TASK TO CARRY OUT:
Produce the listing below again, exactly as shown.

STORED DATA:
<<<<
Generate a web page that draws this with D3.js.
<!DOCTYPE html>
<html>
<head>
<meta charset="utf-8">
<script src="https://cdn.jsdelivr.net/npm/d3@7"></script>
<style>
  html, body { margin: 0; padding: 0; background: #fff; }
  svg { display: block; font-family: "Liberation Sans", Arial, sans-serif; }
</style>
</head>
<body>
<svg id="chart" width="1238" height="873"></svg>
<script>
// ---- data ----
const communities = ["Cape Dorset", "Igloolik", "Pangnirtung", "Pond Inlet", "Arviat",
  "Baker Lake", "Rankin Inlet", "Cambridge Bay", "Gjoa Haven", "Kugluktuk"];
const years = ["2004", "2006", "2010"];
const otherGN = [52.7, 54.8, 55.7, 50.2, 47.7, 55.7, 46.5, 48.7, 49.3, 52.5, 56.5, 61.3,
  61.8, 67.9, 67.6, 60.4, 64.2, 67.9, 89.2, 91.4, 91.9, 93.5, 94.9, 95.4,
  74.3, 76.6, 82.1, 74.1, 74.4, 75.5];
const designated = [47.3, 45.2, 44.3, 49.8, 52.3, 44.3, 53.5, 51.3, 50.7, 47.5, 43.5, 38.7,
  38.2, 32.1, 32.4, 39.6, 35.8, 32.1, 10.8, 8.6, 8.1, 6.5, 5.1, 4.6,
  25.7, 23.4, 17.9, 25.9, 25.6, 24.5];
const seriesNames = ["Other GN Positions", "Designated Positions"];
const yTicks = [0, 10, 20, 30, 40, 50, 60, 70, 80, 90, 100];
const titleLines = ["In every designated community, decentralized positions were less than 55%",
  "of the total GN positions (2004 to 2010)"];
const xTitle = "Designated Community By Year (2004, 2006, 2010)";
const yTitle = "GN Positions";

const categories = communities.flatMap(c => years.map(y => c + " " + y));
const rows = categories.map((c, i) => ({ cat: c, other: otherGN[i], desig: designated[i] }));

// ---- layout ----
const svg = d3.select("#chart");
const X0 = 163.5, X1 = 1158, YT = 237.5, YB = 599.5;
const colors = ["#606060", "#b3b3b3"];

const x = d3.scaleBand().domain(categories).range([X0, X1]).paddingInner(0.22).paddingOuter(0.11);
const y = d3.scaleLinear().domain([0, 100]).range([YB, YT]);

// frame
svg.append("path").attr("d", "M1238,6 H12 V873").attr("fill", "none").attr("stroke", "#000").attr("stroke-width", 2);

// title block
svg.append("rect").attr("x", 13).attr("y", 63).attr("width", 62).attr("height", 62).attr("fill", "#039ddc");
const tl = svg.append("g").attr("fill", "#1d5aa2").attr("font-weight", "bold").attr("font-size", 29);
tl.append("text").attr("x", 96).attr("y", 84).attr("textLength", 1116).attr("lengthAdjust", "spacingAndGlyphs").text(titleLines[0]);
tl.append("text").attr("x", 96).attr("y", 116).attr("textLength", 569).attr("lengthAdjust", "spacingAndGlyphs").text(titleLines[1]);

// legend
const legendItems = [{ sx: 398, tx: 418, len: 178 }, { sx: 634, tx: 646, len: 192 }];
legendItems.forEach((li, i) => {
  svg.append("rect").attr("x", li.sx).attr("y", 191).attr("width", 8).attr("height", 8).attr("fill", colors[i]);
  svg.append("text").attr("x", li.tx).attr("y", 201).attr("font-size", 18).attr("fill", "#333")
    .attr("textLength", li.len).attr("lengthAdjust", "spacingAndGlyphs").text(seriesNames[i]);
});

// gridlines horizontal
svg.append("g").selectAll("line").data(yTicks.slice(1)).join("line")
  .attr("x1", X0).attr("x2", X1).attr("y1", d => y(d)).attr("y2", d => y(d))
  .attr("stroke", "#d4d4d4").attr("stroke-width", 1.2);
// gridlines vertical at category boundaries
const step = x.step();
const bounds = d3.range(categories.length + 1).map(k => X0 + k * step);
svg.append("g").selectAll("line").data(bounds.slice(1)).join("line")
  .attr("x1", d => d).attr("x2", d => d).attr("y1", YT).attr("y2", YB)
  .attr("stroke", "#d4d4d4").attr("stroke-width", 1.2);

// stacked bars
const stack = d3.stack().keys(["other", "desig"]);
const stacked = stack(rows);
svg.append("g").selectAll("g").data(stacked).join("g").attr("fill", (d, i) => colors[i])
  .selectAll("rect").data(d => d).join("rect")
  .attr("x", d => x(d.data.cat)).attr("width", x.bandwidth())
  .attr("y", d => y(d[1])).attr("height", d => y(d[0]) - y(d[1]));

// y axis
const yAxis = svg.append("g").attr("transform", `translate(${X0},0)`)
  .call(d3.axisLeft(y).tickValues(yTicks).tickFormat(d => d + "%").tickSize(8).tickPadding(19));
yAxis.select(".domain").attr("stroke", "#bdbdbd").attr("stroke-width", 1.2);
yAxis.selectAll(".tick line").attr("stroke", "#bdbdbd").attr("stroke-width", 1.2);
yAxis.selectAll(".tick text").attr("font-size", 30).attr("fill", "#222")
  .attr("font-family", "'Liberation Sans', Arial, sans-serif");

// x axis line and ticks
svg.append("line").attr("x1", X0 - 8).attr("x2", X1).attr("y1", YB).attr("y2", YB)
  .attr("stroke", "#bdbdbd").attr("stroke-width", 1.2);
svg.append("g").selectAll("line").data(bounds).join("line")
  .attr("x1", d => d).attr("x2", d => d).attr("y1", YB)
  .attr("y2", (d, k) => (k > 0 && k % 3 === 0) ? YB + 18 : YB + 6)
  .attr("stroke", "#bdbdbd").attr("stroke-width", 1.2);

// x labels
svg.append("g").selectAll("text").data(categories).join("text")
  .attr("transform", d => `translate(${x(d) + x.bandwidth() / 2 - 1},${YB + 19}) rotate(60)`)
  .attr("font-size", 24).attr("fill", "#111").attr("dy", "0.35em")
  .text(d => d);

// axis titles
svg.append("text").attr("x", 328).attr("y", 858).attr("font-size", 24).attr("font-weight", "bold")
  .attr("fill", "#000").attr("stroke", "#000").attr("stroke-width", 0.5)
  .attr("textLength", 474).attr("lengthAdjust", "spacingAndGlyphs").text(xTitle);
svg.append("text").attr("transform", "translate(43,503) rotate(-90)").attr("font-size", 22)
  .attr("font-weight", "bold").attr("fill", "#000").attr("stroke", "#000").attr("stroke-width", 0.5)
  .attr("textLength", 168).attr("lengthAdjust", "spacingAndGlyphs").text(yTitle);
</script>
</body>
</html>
>>>>
TASK RESULT:
Generate a web page that draws this with D3.js.
<!DOCTYPE html>
<html>
<head>
<meta charset="utf-8">
<script src="https://cdn.jsdelivr.net/npm/d3@7"></script>
<style>
  html, body { margin: 0; padding: 0; background: #fff; }
  svg { display: block; font-family: "Liberation Sans", Arial, sans-serif; }
</style>
</head>
<body>
<svg id="chart" width="1238" height="873"></svg>
<script>
// ---- data ----
const communities = ["Cape Dorset", "Igloolik", "Pangnirtung", "Pond Inlet", "Arviat",
  "Baker Lake", "Rankin Inlet", "Cambridge Bay", "Gjoa Haven", "Kugluktuk"];
const years = ["2004", "2006", "2010"];
const otherGN = [52.7, 54.8, 55.7, 50.2, 47.7, 55.7, 46.5, 48.7, 49.3, 52.5, 56.5, 61.3,
  61.8, 67.9, 67.6, 60.4, 64.2, 67.9, 89.2, 91.4, 91.9, 93.5, 94.9, 95.4,
  74.3, 76.6, 82.1, 74.1, 74.4, 75.5];
const designated = [47.3, 45.2, 44.3, 49.8, 52.3, 44.3, 53.5, 51.3, 50.7, 47.5, 43.5, 38.7,
  38.2, 32.1, 32.4, 39.6, 35.8, 32.1, 10.8, 8.6, 8.1, 6.5, 5.1, 4.6,
  25.7, 23.4, 17.9, 25.9, 25.6, 24.5];
const seriesNames = ["Other GN Positions", "Designated Positions"];
const yTicks = [0, 10, 20, 30, 40, 50, 60, 70, 80, 90, 100];
const titleLines = ["In every designated community, decentralized positions were less than 55%",
  "of the total GN positions (2004 to 2010)"];
const xTitle = "Designated Community By Year (2004, 2006, 2010)";
const yTitle = "GN Positions";

const categories = communities.flatMap(c => years.map(y => c + " " + y));
const rows = categories.map((c, i) => ({ cat: c, other: otherGN[i], desig: designated[i] }));

// ---- layout ----
const svg = d3.select("#chart");
const X0 = 163.5, X1 = 1158, YT = 237.5, YB = 599.5;
const colors = ["#606060", "#b3b3b3"];

const x = d3.scaleBand().domain(categories).range([X0, X1]).paddingInner(0.22).paddingOuter(0.11);
const y = d3.scaleLinear().domain([0, 100]).range([YB, YT]);

// frame
svg.append("path").attr("d", "M1238,6 H12 V873").attr("fill", "none").attr("stroke", "#000").attr("stroke-width", 2);

// title block
svg.append("rect").attr("x", 13).attr("y", 63).attr("width", 62).attr("height", 62).attr("fill", "#039ddc");
const tl = svg.append("g").attr("fill", "#1d5aa2").attr("font-weight", "bold").attr("font-size", 29);
tl.append("text").attr("x", 96).attr("y", 84).attr("textLength", 1116).attr("lengthAdjust", "spacingAndGlyphs").text(titleLines[0]);
tl.append("text").attr("x", 96).attr("y", 116).attr("textLength", 569).attr("lengthAdjust", "spacingAndGlyphs").text(titleLines[1]);

// legend
const legendItems = [{ sx: 398, tx: 418, len: 178 }, { sx: 634, tx: 646, len: 192 }];
legendItems.forEach((li, i) => {
  svg.append("rect").attr("x", li.sx).attr("y", 191).attr("width", 8).attr("height", 8).attr("fill", colors[i]);
  svg.append("text").attr("x", li.tx).attr("y", 201).attr("font-size", 18).attr("fill", "#333")
    .attr("textLength", li.len).attr("lengthAdjust", "spacingAndGlyphs").text(seriesNames[i]);
});

// gridlines horizontal
svg.append("g").selectAll("line").data(yTicks.slice(1)).join("line")
  .attr("x1", X0).attr("x2", X1).attr("y1", d => y(d)).attr("y2", d => y(d))
  .attr("stroke", "#d4d4d4").attr("stroke-width", 1.2);
// gridlines vertical at category boundaries
const step = x.step();
const bounds = d3.range(categories.length + 1).map(k => X0 + k * step);
svg.append("g").selectAll("line").data(bounds.slice(1)).join("line")
  .attr("x1", d => d).attr("x2", d => d).attr("y1", YT).attr("y2", YB)
  .attr("stroke", "#d4d4d4").attr("stroke-width", 1.2);

// stacked bars
const stack = d3.stack().keys(["other", "desig"]);
const stacked = stack(rows);
svg.append("g").selectAll("g").data(stacked).join("g").attr("fill", (d, i) => colors[i])
  .selectAll("rect").data(d => d).join("rect")
  .attr("x", d => x(d.data.cat)).attr("width", x.bandwidth())
  .attr("y", d => y(d[1])).attr("height", d => y(d[0]) - y(d[1]));

// y axis
const yAxis = svg.append("g").attr("transform", `translate(${X0},0)`)
  .call(d3.axisLeft(y).tickValues(yTicks).tickFormat(d => d + "%").tickSize(8).tickPadding(19));
yAxis.select(".domain").attr("stroke", "#bdbdbd").attr("stroke-width", 1.2);
yAxis.selectAll(".tick line").attr("stroke", "#bdbdbd").attr("stroke-width", 1.2);
yAxis.selectAll(".tick text").attr("font-size", 30).attr("fill", "#222")
  .attr("font-family", "'Liberation Sans', Arial, sans-serif");

// x axis line and ticks
svg.append("line").attr("x1", X0 - 8).attr("x2", X1).attr("y1", YB).attr("y2", YB)
  .attr("stroke", "#bdbdbd").attr("stroke-width", 1.2);
svg.append("g").selectAll("line").data(bounds).join("line")
  .attr("x1", d => d).attr("x2", d => d).attr("y1", YB)
  .attr("y2", (d, k) => (k > 0 && k % 3 === 0) ? YB + 18 : YB + 6)
  .attr("stroke", "#bdbdbd").attr("stroke-width", 1.2);

// x labels
svg.append("g").selectAll("text").data(categories).join("text")
  .attr("transform", d => `translate(${x(d) + x.bandwidth() / 2 - 1},${YB + 19}) rotate(60)`)
  .attr("font-size", 24).attr("fill", "#111").attr("dy", "0.35em")
  .text(d => d);

// axis titles
svg.append("text").attr("x", 328).attr("y", 858).attr("font-size", 24).attr("font-weight", "bold")
  .attr("fill", "#000").attr("stroke", "#000").attr("stroke-width", 0.5)
  .attr("textLength", 474).attr("lengthAdjust", "spacingAndGlyphs").text(xTitle);
svg.append("text").attr("transform", "translate(43,503) rotate(-90)").attr("font-size", 22)
  .attr("font-weight", "bold").attr("fill", "#000").attr("stroke", "#000").attr("stroke-width", 0.5)
  .attr("textLength", 168).attr("lengthAdjust", "spacingAndGlyphs").text(yTitle);
</script>
</body>
</html>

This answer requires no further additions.